_EXERCISE DETAILS_.
Write out the opening lines of the data word for word, up to and including the line with "(plt1) [pct] at", and leave every picture and every later line out.

## START EXTRACTED INFORMATION

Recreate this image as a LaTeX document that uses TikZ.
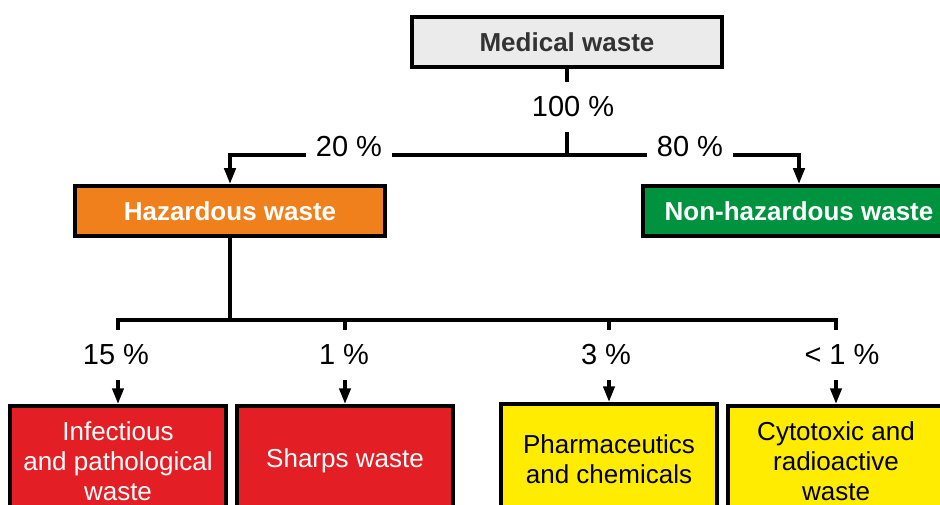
\documentclass[tikz,border=0pt]{standalone}
\usepackage{fontspec}
\setmainfont{Liberation Sans}
\usetikzlibrary{arrows.meta}
\definecolor{medgray}{HTML}{EBEBEB}
\definecolor{hazorange}{HTML}{EF801C}
\definecolor{safegreen}{HTML}{00933F}
\definecolor{riskred}{HTML}{E31E25}
\definecolor{chemyellow}{HTML}{FFEC00}
\tikzstyle{bigfont} = [font=\fontsize{26}{30}\selectfont]
\tikzstyle{topbox} = [rectangle,
font=\fontsize{26}{30}\selectfont\bfseries,
minimum width=310pt,
minimum height=50pt,
text centered,
line width=3.5pt,
draw=black]
\tikzstyle{leafbox} = [rectangle, bigfont,
minimum width=216pt,
minimum height=110pt,
align=center,
line width=3.5pt,
draw=black]
\tikzstyle{pct} = [font=\fontsize{29}{33}\selectfont, inner xsep=10pt, minimum height=50pt]
\tikzstyle{line} = [line width=4pt]
\tikzstyle{arrow} = [line width=4pt,-{Triangle[length=16pt,width=11pt]}]

\begin{document}
\begin{tikzpicture}[x=1pt,y=-1pt]
\useasboundingbox (0,0) rectangle (940,505);

\node (med) [topbox, fill=medgray, text=black!80] at (567,42) {Medical waste};
\node (p100) [pct] at (573,107) {100 \%};
\coordinate (split) at (567,155);
\node (p20) [pct] at (349,147) {20 \%};
\node (p80) [pct] at (690,147) {80 \%};
\node (haz) [topbox, fill=hazorange, text=white] at (230,211) {Hazardous waste};
\node (nonhaz) [topbox, minimum width=312pt, fill=safegreen, text=white] at (799,211) {Non-hazardous waste};
\coordinate (hsplit) at (230,320);

% percentages of hazardous waste
\node (p15) [pct] at (116,355) {15 \%};
\node (p1) [pct] at (344,355) {1 \%};
\node (p3) [pct] at (606,355) {3 \%};
\node (plt1) [pct] at (842,355) {< 1 \%};

\node (inf) [leafbox, fill=riskred, text=white] at (118,461) {Infectious\\and pathological\\waste};
\node (sha) [leafbox, fill=riskred, text=white] at (345,461) {Sharps waste};
\node (pha) [leafbox, fill=chemyellow] at (609,459) {Pharmaceutics\\and chemicals};
\node (cyt) [leafbox, fill=chemyellow] at (836,461) {Cytotoxic and\\radioactive\\waste};

\draw [line] (med.south) -- (med.south |- p100.north);
\draw [line] (med.south |- p100.south) -- (split);
\draw [line] (split) -- (split -| p20.east);
\draw [arrow] (split -| p20.west) -| (haz.north);
\draw [line] (split) -- (split -| p80.west);
\draw [arrow] (split -| p80.east) -| (nonhaz.north);

\draw [line] (haz.south) -- (hsplit);
\draw [line] (inf.north |- p15.north) -- (inf.north |- hsplit) -- (cyt.north |- hsplit) -- (cyt.north |- plt1.north);
\draw [line] (sha.north |- p1.north) -- (sha.north |- hsplit);
\draw [line] (pha.north |- p3.north) -- (pha.north |- hsplit);
\foreach \b/\p in {inf/p15, sha/p1, pha/p3, cyt/plt1}
  \draw [arrow] (\b.north |- \p.south) -- (\b.north);

\end{tikzpicture}
\end{document}
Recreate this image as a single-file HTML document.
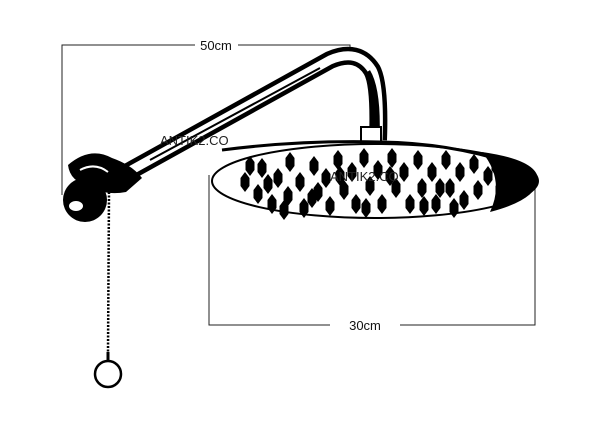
<!DOCTYPE html>
<html><head><meta charset="utf-8"><style>
html,body{margin:0;padding:0;background:#fff;}
svg{display:block}
text{font-family:"Liberation Sans",sans-serif;}
</style></head><body>
<svg width="600" height="440" viewBox="0 0 600 440" xmlns="http://www.w3.org/2000/svg">
<defs>
<path id="n" d="M0,-10 L4.5,-4 L4.5,4 L0,10 L-4.5,4 L-4.5,-4Z" fill="#000"/>
</defs>
<rect width="600" height="440" fill="#fff"/>
<g stroke="#222" stroke-width="1" fill="none">
<path d="M62,195 V45 H195 M238,45 H350 V55"/>
<path d="M209,175 V325 H330 M400,325 H535 V185"/>
</g>
<text x="216" y="50" font-size="13" text-anchor="middle" fill="#111">50cm</text>
<text x="365" y="330" font-size="13" text-anchor="middle" fill="#111">30cm</text>
<!-- arm -->
<path d="M128,172 L330,60 Q358,48 372,70 Q380,85 378,140" fill="none" stroke="#000" stroke-width="18" stroke-linejoin="round"/>
<path d="M128,172 L330,60 Q358,48 372,70 Q380,85 378,140" fill="none" stroke="#fff" stroke-width="9"/>
<path d="M367,72 Q378,90 376,140" fill="none" stroke="#000" stroke-width="7"/>
<path d="M150,160 L320,68" stroke="#000" stroke-width="2"/>
<rect x="361" y="127" width="20" height="16" fill="#fff" stroke="#000" stroke-width="2"/>
<!-- wall mount -->
<ellipse cx="85" cy="200" rx="22" ry="22" fill="#000"/>
<path d="M68,165 Q90,146 112,158 Q132,165 142,178 L126,192 Q105,196 90,186 Q70,182 68,165Z" fill="#000"/>
<path d="M80,170 Q95,162 108,172" fill="none" stroke="#fff" stroke-width="2"/>
<ellipse cx="76" cy="206" rx="7" ry="5" fill="#fff"/>
<!-- chain -->
<line x1="109" y1="192" x2="108" y2="352" stroke="#000" stroke-width="2.5" stroke-dasharray="2 1.5"/>
<circle cx="108" cy="374" r="13" fill="none" stroke="#000" stroke-width="2.5"/>
<line x1="108" y1="352" x2="108" y2="361" stroke="#000" stroke-width="3"/>
<!-- shower head -->
<ellipse cx="375" cy="181" rx="163" ry="37" fill="#fff" stroke="#000" stroke-width="2"/>
<path d="M482,152 Q538,160 538,180 Q536,200 490,212 Q505,180 482,152Z" fill="#000"/>
<path d="M222,150 Q300,140 380,142 Q460,143 530,170" fill="none" stroke="#000" stroke-width="3"/>
<g>
<use href="#n" x="245" y="182"/><use href="#n" x="262" y="168"/><use href="#n" x="258" y="194"/><use href="#n" x="272" y="204"/>
<use href="#n" x="278" y="178"/><use href="#n" x="290" y="162"/><use href="#n" x="288" y="196"/><use href="#n" x="300" y="182"/>
<use href="#n" x="304" y="208"/><use href="#n" x="314" y="166"/><use href="#n" x="318" y="192"/><use href="#n" x="326" y="178"/>
<use href="#n" x="330" y="206"/><use href="#n" x="338" y="160"/><use href="#n" x="344" y="190"/><use href="#n" x="352" y="172"/>
<use href="#n" x="356" y="204"/><use href="#n" x="364" y="158"/><use href="#n" x="370" y="186"/><use href="#n" x="378" y="170"/>
<use href="#n" x="382" y="204"/><use href="#n" x="392" y="158"/><use href="#n" x="396" y="188"/><use href="#n" x="404" y="172"/>
<use href="#n" x="410" y="204"/><use href="#n" x="418" y="160"/><use href="#n" x="422" y="188"/><use href="#n" x="432" y="172"/>
<use href="#n" x="436" y="204"/><use href="#n" x="446" y="160"/><use href="#n" x="450" y="188"/><use href="#n" x="460" y="172"/>
<use href="#n" x="464" y="200"/><use href="#n" x="474" y="164"/><use href="#n" x="478" y="190"/><use href="#n" x="488" y="176"/>
<use href="#n" x="500" y="190"/><use href="#n" x="496" y="166"/><use href="#n" x="268" y="184"/><use href="#n" x="312" y="198"/>
<use href="#n" x="250" y="166"/><use href="#n" x="284" y="210"/><use href="#n" x="340" y="176"/><use href="#n" x="366" y="208"/>
<use href="#n" x="390" y="176"/><use href="#n" x="424" y="206"/><use href="#n" x="454" y="208"/><use href="#n" x="440" y="188"/>
</g>
<text x="160" y="145" font-size="13" fill="#222">ANTIK2.CO</text>
<text x="330" y="181" font-size="13" fill="#222">ANTIK2.CO</text>
</svg>
</body></html>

## END EXTRACTED INFORMATION

_REPLY_.
Recreate this image as a LaTeX document that uses TikZ.
\documentclass[tikz,border=0pt]{standalone}
\usepackage{fontspec}
\setmainfont{Liberation Sans}
\usetikzlibrary{arrows.meta}
\definecolor{medgray}{HTML}{EBEBEB}
\definecolor{hazorange}{HTML}{EF801C}
\definecolor{safegreen}{HTML}{00933F}
\definecolor{riskred}{HTML}{E31E25}
\definecolor{chemyellow}{HTML}{FFEC00}
\tikzstyle{bigfont} = [font=\fontsize{26}{30}\selectfont]
\tikzstyle{topbox} = [rectangle,
font=\fontsize{26}{30}\selectfont\bfseries,
minimum width=310pt,
minimum height=50pt,
text centered,
line width=3.5pt,
draw=black]
\tikzstyle{leafbox} = [rectangle, bigfont,
minimum width=216pt,
minimum height=110pt,
align=center,
line width=3.5pt,
draw=black]
\tikzstyle{pct} = [font=\fontsize{29}{33}\selectfont, inner xsep=10pt, minimum height=50pt]
\tikzstyle{line} = [line width=4pt]
\tikzstyle{arrow} = [line width=4pt,-{Triangle[length=16pt,width=11pt]}]

\begin{document}
\begin{tikzpicture}[x=1pt,y=-1pt]
\useasboundingbox (0,0) rectangle (940,505);

\node (med) [topbox, fill=medgray, text=black!80] at (567,42) {Medical waste};
\node (p100) [pct] at (573,107) {100 \%};
\coordinate (split) at (567,155);
\node (p20) [pct] at (349,147) {20 \%};
\node (p80) [pct] at (690,147) {80 \%};
\node (haz) [topbox, fill=hazorange, text=white] at (230,211) {Hazardous waste};
\node (nonhaz) [topbox, minimum width=312pt, fill=safegreen, text=white] at (799,211) {Non-hazardous waste};
\coordinate (hsplit) at (230,320);

% percentages of hazardous waste
\node (p15) [pct] at (116,355) {15 \%};
\node (p1) [pct] at (344,355) {1 \%};
\node (p3) [pct] at (606,355) {3 \%};
\node (plt1) [pct] at (842,355) {< 1 \%};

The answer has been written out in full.